## Start

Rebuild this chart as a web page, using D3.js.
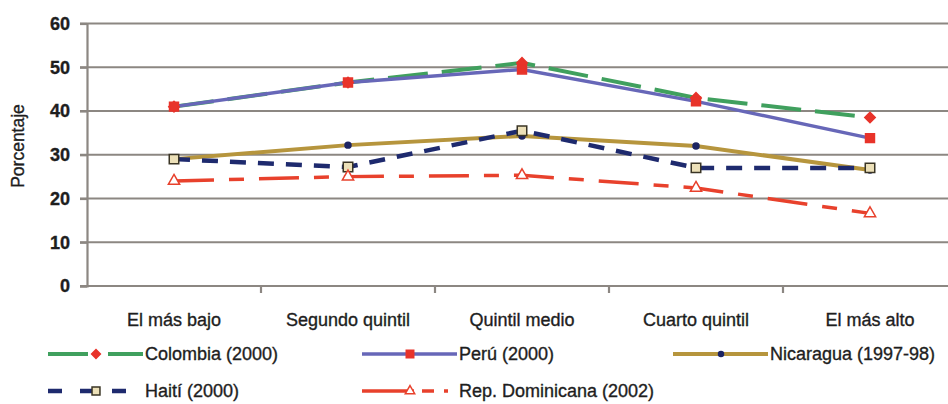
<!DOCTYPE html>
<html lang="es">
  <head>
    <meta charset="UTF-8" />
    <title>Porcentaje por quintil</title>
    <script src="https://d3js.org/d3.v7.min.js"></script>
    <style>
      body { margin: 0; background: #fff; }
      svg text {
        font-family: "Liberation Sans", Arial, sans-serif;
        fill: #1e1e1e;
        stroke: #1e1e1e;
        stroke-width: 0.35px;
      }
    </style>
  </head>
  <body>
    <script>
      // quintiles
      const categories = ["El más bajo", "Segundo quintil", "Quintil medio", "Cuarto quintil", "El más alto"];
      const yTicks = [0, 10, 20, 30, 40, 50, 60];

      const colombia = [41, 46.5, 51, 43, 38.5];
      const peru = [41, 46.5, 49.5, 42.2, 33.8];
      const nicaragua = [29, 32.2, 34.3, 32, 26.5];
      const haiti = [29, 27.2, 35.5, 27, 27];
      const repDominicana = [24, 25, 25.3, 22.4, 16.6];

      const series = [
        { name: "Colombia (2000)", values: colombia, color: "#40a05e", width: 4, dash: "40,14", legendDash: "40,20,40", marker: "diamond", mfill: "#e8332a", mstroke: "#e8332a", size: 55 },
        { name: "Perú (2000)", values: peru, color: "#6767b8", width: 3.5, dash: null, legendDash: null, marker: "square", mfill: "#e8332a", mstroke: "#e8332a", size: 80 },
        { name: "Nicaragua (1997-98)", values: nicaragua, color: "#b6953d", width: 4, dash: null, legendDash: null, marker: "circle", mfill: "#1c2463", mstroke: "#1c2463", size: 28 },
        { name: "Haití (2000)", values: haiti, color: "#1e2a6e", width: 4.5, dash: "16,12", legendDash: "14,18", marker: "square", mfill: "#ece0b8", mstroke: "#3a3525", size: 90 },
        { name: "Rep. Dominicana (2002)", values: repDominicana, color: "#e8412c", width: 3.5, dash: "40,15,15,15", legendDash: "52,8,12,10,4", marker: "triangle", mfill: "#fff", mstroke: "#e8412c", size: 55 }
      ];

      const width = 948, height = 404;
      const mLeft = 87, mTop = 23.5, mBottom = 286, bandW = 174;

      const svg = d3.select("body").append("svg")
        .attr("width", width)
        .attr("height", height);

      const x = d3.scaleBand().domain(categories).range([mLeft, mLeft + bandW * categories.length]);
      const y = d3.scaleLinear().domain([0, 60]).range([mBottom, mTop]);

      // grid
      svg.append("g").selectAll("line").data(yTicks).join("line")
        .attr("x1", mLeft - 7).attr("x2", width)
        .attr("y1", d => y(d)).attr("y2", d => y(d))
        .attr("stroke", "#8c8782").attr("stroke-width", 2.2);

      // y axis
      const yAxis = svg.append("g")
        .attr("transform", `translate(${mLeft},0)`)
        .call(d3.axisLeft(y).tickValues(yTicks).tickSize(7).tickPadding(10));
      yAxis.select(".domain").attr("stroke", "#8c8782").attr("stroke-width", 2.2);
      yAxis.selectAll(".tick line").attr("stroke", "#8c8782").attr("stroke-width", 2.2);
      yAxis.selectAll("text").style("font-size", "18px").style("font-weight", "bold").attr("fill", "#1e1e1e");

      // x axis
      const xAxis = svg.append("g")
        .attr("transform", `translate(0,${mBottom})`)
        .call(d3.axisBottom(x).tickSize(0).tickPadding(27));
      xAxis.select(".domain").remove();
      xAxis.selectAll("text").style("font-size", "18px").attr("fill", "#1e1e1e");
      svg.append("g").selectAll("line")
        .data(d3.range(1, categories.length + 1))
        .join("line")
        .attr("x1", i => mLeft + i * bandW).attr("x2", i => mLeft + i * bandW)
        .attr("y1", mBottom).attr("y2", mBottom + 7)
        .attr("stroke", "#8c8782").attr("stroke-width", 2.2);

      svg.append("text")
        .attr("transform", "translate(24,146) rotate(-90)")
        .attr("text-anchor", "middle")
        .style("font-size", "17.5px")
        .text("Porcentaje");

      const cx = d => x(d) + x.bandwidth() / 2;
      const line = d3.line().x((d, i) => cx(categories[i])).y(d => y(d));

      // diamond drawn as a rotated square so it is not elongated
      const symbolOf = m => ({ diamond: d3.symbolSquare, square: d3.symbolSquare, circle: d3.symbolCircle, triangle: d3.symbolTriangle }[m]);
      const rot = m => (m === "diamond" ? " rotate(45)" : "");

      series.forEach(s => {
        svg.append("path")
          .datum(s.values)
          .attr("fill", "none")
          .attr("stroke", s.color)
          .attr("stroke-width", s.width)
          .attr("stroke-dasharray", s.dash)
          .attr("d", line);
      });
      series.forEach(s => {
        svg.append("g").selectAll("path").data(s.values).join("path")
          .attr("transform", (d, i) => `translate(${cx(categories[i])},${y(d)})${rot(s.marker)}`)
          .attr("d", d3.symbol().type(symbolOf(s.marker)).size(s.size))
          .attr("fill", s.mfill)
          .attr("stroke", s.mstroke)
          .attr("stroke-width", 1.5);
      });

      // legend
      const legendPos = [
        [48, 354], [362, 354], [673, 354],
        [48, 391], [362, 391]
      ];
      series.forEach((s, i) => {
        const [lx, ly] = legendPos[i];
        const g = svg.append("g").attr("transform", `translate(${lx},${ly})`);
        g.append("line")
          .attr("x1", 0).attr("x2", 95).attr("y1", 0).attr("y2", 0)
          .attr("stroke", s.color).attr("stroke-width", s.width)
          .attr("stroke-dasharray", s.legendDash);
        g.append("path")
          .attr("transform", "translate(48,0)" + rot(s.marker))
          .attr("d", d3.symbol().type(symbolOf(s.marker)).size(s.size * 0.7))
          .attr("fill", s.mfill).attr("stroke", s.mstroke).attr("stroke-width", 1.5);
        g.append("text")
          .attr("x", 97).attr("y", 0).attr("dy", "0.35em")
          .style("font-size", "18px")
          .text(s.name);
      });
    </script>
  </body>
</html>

## End

▶ INSTRUCTIONS FOR THE TASK:
Do not include the images; transcribe the rest of the listing exactly.

▶ COMPLETED EXERCISE:
Rebuild this chart as a web page, using D3.js.
<!DOCTYPE html>
<html lang="es">
  <head>
    <meta charset="UTF-8" />
    <title>Porcentaje por quintil</title>
    <script src="https://d3js.org/d3.v7.min.js"></script>
    <style>
      body { margin: 0; background: #fff; }
      svg text {
        font-family: "Liberation Sans", Arial, sans-serif;
        fill: #1e1e1e;
        stroke: #1e1e1e;
        stroke-width: 0.35px;
      }
    </style>
  </head>
  <body>
    <script>
      // quintiles
      const categories = ["El más bajo", "Segundo quintil", "Quintil medio", "Cuarto quintil", "El más alto"];
      const yTicks = [0, 10, 20, 30, 40, 50, 60];

      const colombia = [41, 46.5, 51, 43, 38.5];
      const peru = [41, 46.5, 49.5, 42.2, 33.8];
      const nicaragua = [29, 32.2, 34.3, 32, 26.5];
      const haiti = [29, 27.2, 35.5, 27, 27];
      const repDominicana = [24, 25, 25.3, 22.4, 16.6];

      const series = [
        { name: "Colombia (2000)", values: colombia, color: "#40a05e", width: 4, dash: "40,14", legendDash: "40,20,40", marker: "diamond", mfill: "#e8332a", mstroke: "#e8332a", size: 55 },
        { name: "Perú (2000)", values: peru, color: "#6767b8", width: 3.5, dash: null, legendDash: null, marker: "square", mfill: "#e8332a", mstroke: "#e8332a", size: 80 },
        { name: "Nicaragua (1997-98)", values: nicaragua, color: "#b6953d", width: 4, dash: null, legendDash: null, marker: "circle", mfill: "#1c2463", mstroke: "#1c2463", size: 28 },
        { name: "Haití (2000)", values: haiti, color: "#1e2a6e", width: 4.5, dash: "16,12", legendDash: "14,18", marker: "square", mfill: "#ece0b8", mstroke: "#3a3525", size: 90 },
        { name: "Rep. Dominicana (2002)", values: repDominicana, color: "#e8412c", width: 3.5, dash: "40,15,15,15", legendDash: "52,8,12,10,4", marker: "triangle", mfill: "#fff", mstroke: "#e8412c", size: 55 }
      ];

      const width = 948, height = 404;
      const mLeft = 87, mTop = 23.5, mBottom = 286, bandW = 174;

      const svg = d3.select("body").append("svg")
        .attr("width", width)
        .attr("height", height);

      const x = d3.scaleBand().domain(categories).range([mLeft, mLeft + bandW * categories.length]);
      const y = d3.scaleLinear().domain([0, 60]).range([mBottom, mTop]);

      // grid
      svg.append("g").selectAll("line").data(yTicks).join("line")
        .attr("x1", mLeft - 7).attr("x2", width)
        .attr("y1", d => y(d)).attr("y2", d => y(d))
        .attr("stroke", "#8c8782").attr("stroke-width", 2.2);

      // y axis
      const yAxis = svg.append("g")
        .attr("transform", `translate(${mLeft},0)`)
        .call(d3.axisLeft(y).tickValues(yTicks).tickSize(7).tickPadding(10));
      yAxis.select(".domain").attr("stroke", "#8c8782").attr("stroke-width", 2.2);
      yAxis.selectAll(".tick line").attr("stroke", "#8c8782").attr("stroke-width", 2.2);
      yAxis.selectAll("text").style("font-size", "18px").style("font-weight", "bold").attr("fill", "#1e1e1e");

      // x axis
      const xAxis = svg.append("g")
        .attr("transform", `translate(0,${mBottom})`)
        .call(d3.axisBottom(x).tickSize(0).tickPadding(27));
      xAxis.select(".domain").remove();
      xAxis.selectAll("text").style("font-size", "18px").attr("fill", "#1e1e1e");
      svg.append("g").selectAll("line")
        .data(d3.range(1, categories.length + 1))
        .join("line")
        .attr("x1", i => mLeft + i * bandW).attr("x2", i => mLeft + i * bandW)
        .attr("y1", mBottom).attr("y2", mBottom + 7)
        .attr("stroke", "#8c8782").attr("stroke-width", 2.2);

      svg.append("text")
        .attr("transform", "translate(24,146) rotate(-90)")
        .attr("text-anchor", "middle")
        .style("font-size", "17.5px")
        .text("Porcentaje");

      const cx = d => x(d) + x.bandwidth() / 2;
      const line = d3.line().x((d, i) => cx(categories[i])).y(d => y(d));

      // diamond drawn as a rotated square so it is not elongated
      const symbolOf = m => ({ diamond: d3.symbolSquare, square: d3.symbolSquare, circle: d3.symbolCircle, triangle: d3.symbolTriangle }[m]);
      const rot = m => (m === "diamond" ? " rotate(45)" : "");

      series.forEach(s => {
        svg.append("path")
          .datum(s.values)
          .attr("fill", "none")
          .attr("stroke", s.color)
          .attr("stroke-width", s.width)
          .attr("stroke-dasharray", s.dash)
          .attr("d", line);
      });
      series.forEach(s => {
        svg.append("g").selectAll("path").data(s.values).join("path")
          .attr("transform", (d, i) => `translate(${cx(categories[i])},${y(d)})${rot(s.marker)}`)
          .attr("d", d3.symbol().type(symbolOf(s.marker)).size(s.size))
          .attr("fill", s.mfill)
          .attr("stroke", s.mstroke)
          .attr("stroke-width", 1.5);
      });

      // legend
      const legendPos = [
        [48, 354], [362, 354], [673, 354],
        [48, 391], [362, 391]
      ];
      series.forEach((s, i) => {
        const [lx, ly] = legendPos[i];
        const g = svg.append("g").attr("transform", `translate(${lx},${ly})`);
        g.append("line")
          .attr("x1", 0).attr("x2", 95).attr("y1", 0).attr("y2", 0)
          .attr("stroke", s.color).attr("stroke-width", s.width)
          .attr("stroke-dasharray", s.legendDash);
        g.append("path")
          .attr("transform", "translate(48,0)" + rot(s.marker))
          .attr("d", d3.symbol().type(symbolOf(s.marker)).size(s.size * 0.7))
          .attr("fill", s.mfill).attr("stroke", s.mstroke).attr("stroke-width", 1.5);
        g.append("text")
          .attr("x", 97).attr("y", 0).attr("dy", "0.35em")
          .style("font-size", "18px")
          .text(s.name);
      });
    </script>
  </body>
</html>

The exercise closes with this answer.